It is one of the lesser known transvaginal meshes.

Coloplast will now become the sixth multidistrict litigation consolidated and the fifth to be heard in the Southern District of West Virginia. The Judicial Panel on Multidistrict Litigation (JPML) on August 6 ordered at least 24 Coloplast federal lawsuits (MDL No. 2387) be transferred to the one court noting that 13 cases have common questions of fact.

Coloplast mesh has been reported to cause injuries including mesh erosion, pain, and infection in women being treated for pelvic organ prolapse.

Centralization means that judicial orders are consistent and discovery can move ahead in a coordinated fashion. If a settlement is not offered, individual trials can still be held. Unlike a class action, the amount awarded to any one plaintiff will vary depending on her injuries.

There are four other MDLs consolidated before the Honorable Judge Joseph R. Goodwin naming manufacturers – C.R. Bard; Ethicon; Boston Scientific, American Medical Systems, Inc. A fifth MDL focusing on injuries from the Mentor OB Tape is before Judge Clay D. Land in the Middle District of Georgia, however most of those cases have been resolved.

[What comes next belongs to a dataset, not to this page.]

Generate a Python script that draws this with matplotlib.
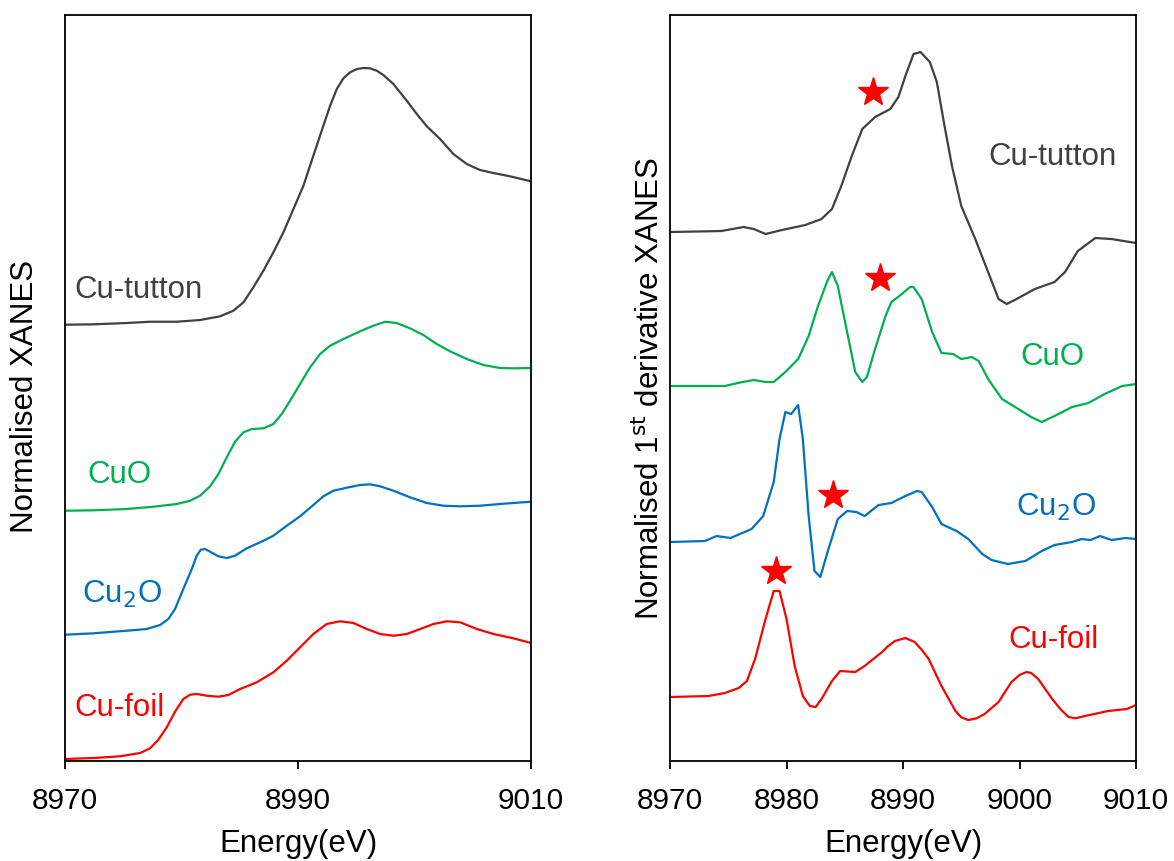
import matplotlib
matplotlib.use("Agg")
import matplotlib.pyplot as plt

plt.rcParams['font.family'] = ['Liberation Sans', 'DejaVu Sans']

# --- Left panel: normalised XANES (offset stacked) ---
tut_e = [8970.0, 8972.43, 8975.29, 8977.30, 8979.59, 8981.59, 8983.30, 8984.45, 8985.31, 8986.16,
         8987.02, 8987.88, 8988.74, 8989.60, 8990.46, 8991.31, 8992.17, 8992.75, 8993.32, 8993.89,
         8994.46, 8995.04, 8995.61, 8996.18, 8996.76, 8997.32, 8998.18, 8999.33, 9000.19, 9001.05,
         9002.19, 9003.33, 9004.48, 9005.62, 9006.77, 9008.20, 9010.0]
tut_y = [4.363, 4.367, 4.38, 4.393, 4.393, 4.41, 4.447, 4.503, 4.587, 4.737,
         4.903, 5.087, 5.287, 5.52, 5.753, 6.053, 6.353, 6.553, 6.72, 6.827,
         6.887, 6.92, 6.93, 6.927, 6.903, 6.86, 6.77, 6.603, 6.47, 6.347,
         6.22, 6.07, 5.97, 5.91, 5.88, 5.847, 5.797]

cuo_e = [8970.0, 8972.43, 8975.29, 8977.58, 8979.59, 8980.73, 8981.59, 8982.45, 8983.16, 8983.88,
         8984.59, 8985.31, 8986.03, 8987.02, 8987.88, 8988.60, 8989.31, 8990.17, 8991.03, 8991.89,
         8992.75, 8993.89, 8995.32, 8996.46, 8997.47, 8998.47, 8999.61, 9000.76, 9001.90, 9003.05,
         9004.48, 9005.91, 9007.34, 9008.48, 9010.0]
cuo_y = [2.503, 2.507, 2.52, 2.543, 2.57, 2.603, 2.653, 2.747, 2.87, 3.037,
         3.193, 3.287, 3.32, 3.327, 3.37, 3.47, 3.603, 3.77, 3.937, 4.07,
         4.153, 4.22, 4.297, 4.353, 4.393, 4.38, 4.327, 4.26, 4.17, 4.097,
         4.02, 3.96, 3.93, 3.927, 3.93]

cu2o_e = [8970.0, 8972.43, 8975.29, 8977.01, 8978.15, 8978.87, 8979.44, 8980.15, 8980.88, 8981.30,
          8981.65, 8982.02, 8982.45, 8983.16, 8983.88, 8984.59, 8985.59, 8986.74, 8987.88, 8989.03,
          8990.17, 8991.31, 8992.17, 8993.03, 8994.18, 8995.32, 8996.18, 8997.04, 8998.18, 8999.61,
          9001.05, 9002.47, 9003.91, 9005.62, 9007.62, 9010.0]
cu2o_y = [1.263, 1.277, 1.303, 1.32, 1.36, 1.42, 1.52, 1.72, 1.92, 2.053,
          2.113, 2.12, 2.093, 2.047, 2.03, 2.053, 2.127, 2.187, 2.253, 2.353,
          2.447, 2.56, 2.647, 2.703, 2.733, 2.76, 2.767, 2.747, 2.703, 2.637,
          2.58, 2.553, 2.547, 2.553, 2.573, 2.593]

foil_e = [8970.0, 8972.43, 8974.72, 8976.44, 8977.30, 8978.01, 8978.73, 8979.44, 8980.15, 8980.73,
          8981.30, 8982.16, 8983.16, 8984.02, 8985.02, 8986.45, 8987.88, 8989.03, 8990.17, 8991.31,
          8992.46, 8993.61, 8994.75, 8995.90, 8997.04, 8998.18, 8999.33, 9000.47, 9001.61, 9002.76,
          9003.91, 9005.34, 9006.77, 9008.48, 9010.0]
foil_y = [0.02, 0.03, 0.047, 0.08, 0.127, 0.213, 0.337, 0.493, 0.62, 0.663,
          0.67, 0.653, 0.643, 0.66, 0.72, 0.787, 0.887, 1.003, 1.137, 1.27,
          1.37, 1.397, 1.38, 1.32, 1.27, 1.253, 1.27, 1.32, 1.37, 1.397,
          1.387, 1.32, 1.27, 1.227, 1.18]

# --- Right panel: first derivative ---
dtut_e = [8970.0, 8974.4, 8976.3, 8977.2, 8978.2, 8979.6, 8981.6, 8983.0, 8983.9, 8984.7,
          8985.6, 8986.5, 8987.6, 8988.9, 8989.6, 8990.2, 8990.9, 8991.5, 8992.3, 8992.9,
          8993.5, 8994.2, 8995.0, 8996.2, 8997.3, 8998.2, 8998.9, 8999.9, 9001.3, 9003.0,
          9003.9, 9005.0, 9006.5, 9007.9, 9010.0]
dtut_y = [5.29, 5.30, 5.34, 5.32, 5.27, 5.31, 5.36, 5.42, 5.52, 5.75,
          6.05, 6.32, 6.44, 6.52, 6.64, 6.85, 7.07, 7.09, 6.99, 6.79,
          6.39, 5.95, 5.55, 5.22, 4.89, 4.62, 4.57, 4.63, 4.72, 4.79,
          4.89, 5.10, 5.23, 5.22, 5.18]

dcuo_e = [8970.0, 8974.7, 8976.2, 8977.2, 8978.2, 8978.9, 8979.9, 8981.0, 8981.9, 8982.7,
          8983.5, 8983.9, 8984.4, 8985.2, 8985.9, 8986.5, 8986.9, 8987.6, 8988.5, 8989.0,
          8989.9, 8990.6, 8990.9, 8991.6, 8992.5, 8993.3, 8994.3, 8995.0, 8995.9, 8996.5,
          8997.3, 8998.5, 8999.9, 9001.0, 9001.9, 9003.0, 9004.5, 9005.9, 9007.3, 9008.8,
          9010.0]
dcuo_y = [3.75, 3.75, 3.79, 3.81, 3.79, 3.79, 3.89, 4.02, 4.25, 4.55,
          4.80, 4.89, 4.75, 4.29, 3.89, 3.79, 3.84, 4.12, 4.45, 4.59,
          4.67, 4.74, 4.74, 4.62, 4.29, 4.08, 4.07, 4.02, 4.04, 4.00,
          3.82, 3.62, 3.52, 3.44, 3.39, 3.45, 3.54, 3.58, 3.67, 3.75,
          3.77]

dcu2o_e = [8970.0, 8973.0, 8974.0, 8975.2, 8977.0, 8978.0, 8978.9, 8979.4, 8979.9, 8980.4,
           8981.0, 8981.4, 8981.9, 8982.4, 8982.9, 8983.6, 8984.4, 8985.2, 8986.0, 8986.7,
           8987.9, 8989.0, 8990.2, 8991.2, 8991.6, 8992.5, 8993.3, 8994.6, 8995.6, 8996.8,
           8997.6, 8999.0, 9000.5, 9001.9, 9003.0, 9004.5, 9005.3, 9006.1, 9006.9, 9007.9,
           9009.1, 9010.0]
dcu2o_y = [2.19, 2.20, 2.25, 2.23, 2.32, 2.45, 2.79, 3.22, 3.49, 3.47,
           3.56, 3.22, 2.45, 1.90, 1.84, 2.12, 2.42, 2.50, 2.49, 2.45,
           2.56, 2.58, 2.65, 2.70, 2.69, 2.54, 2.37, 2.30, 2.22, 2.07,
           2.01, 1.97, 2.00, 2.10, 2.16, 2.19, 2.22, 2.21, 2.25, 2.21,
           2.23, 2.22]

dfoil_e = [8970.0, 8973.3, 8974.7, 8975.9, 8976.6, 8977.3, 8978.2, 8978.9, 8979.4, 8980.0,
           8980.7, 8981.4, 8982.0, 8982.5, 8983.0, 8983.9, 8984.6, 8985.9, 8986.7, 8988.2,
           8988.7, 8989.3, 8990.2, 8991.0, 8991.6, 8992.2, 8993.3, 8994.5, 8995.0, 8995.6,
           8996.3, 8997.0, 8998.2, 8999.3, 9000.0, 9000.6, 9001.0, 9001.6, 9002.8, 9003.5,
           9004.2, 9004.8, 9005.6, 9007.6, 9009.2, 9010.0]
dfoil_y = [0.64, 0.65, 0.68, 0.73, 0.80, 1.02, 1.42, 1.70, 1.70, 1.42,
           0.95, 0.65, 0.55, 0.54, 0.62, 0.80, 0.90, 0.89, 0.95, 1.09,
           1.147, 1.20, 1.23, 1.19, 1.113, 1.02, 0.75, 0.50, 0.437, 0.41,
           0.427, 0.47, 0.59, 0.79, 0.86, 0.89, 0.88, 0.82, 0.62, 0.52,
           0.44, 0.427, 0.45, 0.50, 0.52, 0.56]

# red stars marking pre-edge features
star_e = [8987.4, 8988.0, 8984.0, 8979.1]
star_y = [6.69, 4.83, 2.66, 1.90]

# colours
C_TUT, C_CUO, C_CU2O, C_FOIL = "#404040", "#00B050", "#0070C0", "#FF0000"

fig = plt.figure(figsize=(11.74, 8.62), dpi=100)
ax1 = fig.add_axes([0.0554, 0.116, 0.397, 0.8654])
ax2 = fig.add_axes([0.5707, 0.116, 0.397, 0.8654])

lw = 1.6
ax1.plot(tut_e, tut_y, color=C_TUT, lw=lw)
ax1.plot(cuo_e, cuo_y, color=C_CUO, lw=lw)
ax1.plot(cu2o_e, cu2o_y, color=C_CU2O, lw=lw)
ax1.plot(foil_e, foil_y, color=C_FOIL, lw=lw)

ax2.plot(dtut_e, dtut_y, color=C_TUT, lw=lw)
ax2.plot(dcuo_e, dcuo_y, color=C_CUO, lw=lw)
ax2.plot(dcu2o_e, dcu2o_y, color=C_CU2O, lw=lw)
ax2.plot(dfoil_e, dfoil_y, color=C_FOIL, lw=lw)
ax2.plot(star_e, star_y, ls="none", marker="*", ms=22, color=C_FOIL, mec=C_FOIL)

fs = 22.5
# sample labels
ax1.text(8970.8, 4.72, "Cu-tutton", color=C_TUT, fontsize=fs, va="center")
ax1.text(8971.9, 2.87, "CuO", color=C_CUO, fontsize=fs, va="center")
ax1.text(8971.45, 1.68, "Cu$_2$O", color=C_CU2O, fontsize=fs, va="center")
ax1.text(8970.8, 0.54, "Cu-foil", color=C_FOIL, fontsize=fs, va="center")

ax2.text(8997.3, 6.05, "Cu-tutton", color=C_TUT, fontsize=fs, va="center")
ax2.text(9000.1, 4.05, "CuO", color=C_CUO, fontsize=fs, va="center")
ax2.text(8999.7, 2.55, "Cu$_2$O", color=C_CU2O, fontsize=fs, va="center")
ax2.text(8999.0, 1.22, "Cu-foil", color=C_FOIL, fontsize=fs, va="center")

for ax, ticks in ((ax1, [8970, 8990, 9010]), (ax2, [8970, 8980, 8990, 9000, 9010])):
    ax.set_xlim(8970, 9010)
    ax.set_ylim(0, 7.46)
    ax.set_xticks(ticks)
    ax.set_yticks([])
    ax.tick_params(axis="x", direction="out", length=6, width=1.3, pad=12, labelsize=21.5)
    for s in ax.spines.values():
        s.set_linewidth(1.3)
    ax.set_xlabel("Energy(eV)", fontsize=fs, labelpad=10)

ax1.set_ylabel("Normalised XANES", fontsize=fs)
ax1.yaxis.set_label_coords(-0.054, 0.49)
ax2.set_ylabel("Normalised 1$^{\\mathrm{st}}$ derivative XANES", fontsize=fs)
ax2.yaxis.set_label_coords(-0.008, 0.5)

fig.savefig("out.png", dpi=100)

Plaintiffs can still file individual actions in state courts. The first trials on a state and federal level will begin to be heard early in 2013.

Bard announced it plans an appeal. In the first landmark mesh trial on July 20th, jurors in a Bakersfield, California state court determined that the Avaulta Plus Biosynthetic Support System vaginal implant caused Christine Scott’s chronic pain, mesh erosion, and incontinence and that she and her husband deserve a $5.5 million damage award.

Based in Denmark, Coloplast makes medical products for continence and wound and skin care. It also manufactures four different types of mesh to treat pelvic organ prolapse, two of which are made of biological human material and two from polypropylene, the standard petroleum-based material used in most synthetic transvaginal meshes on the market today.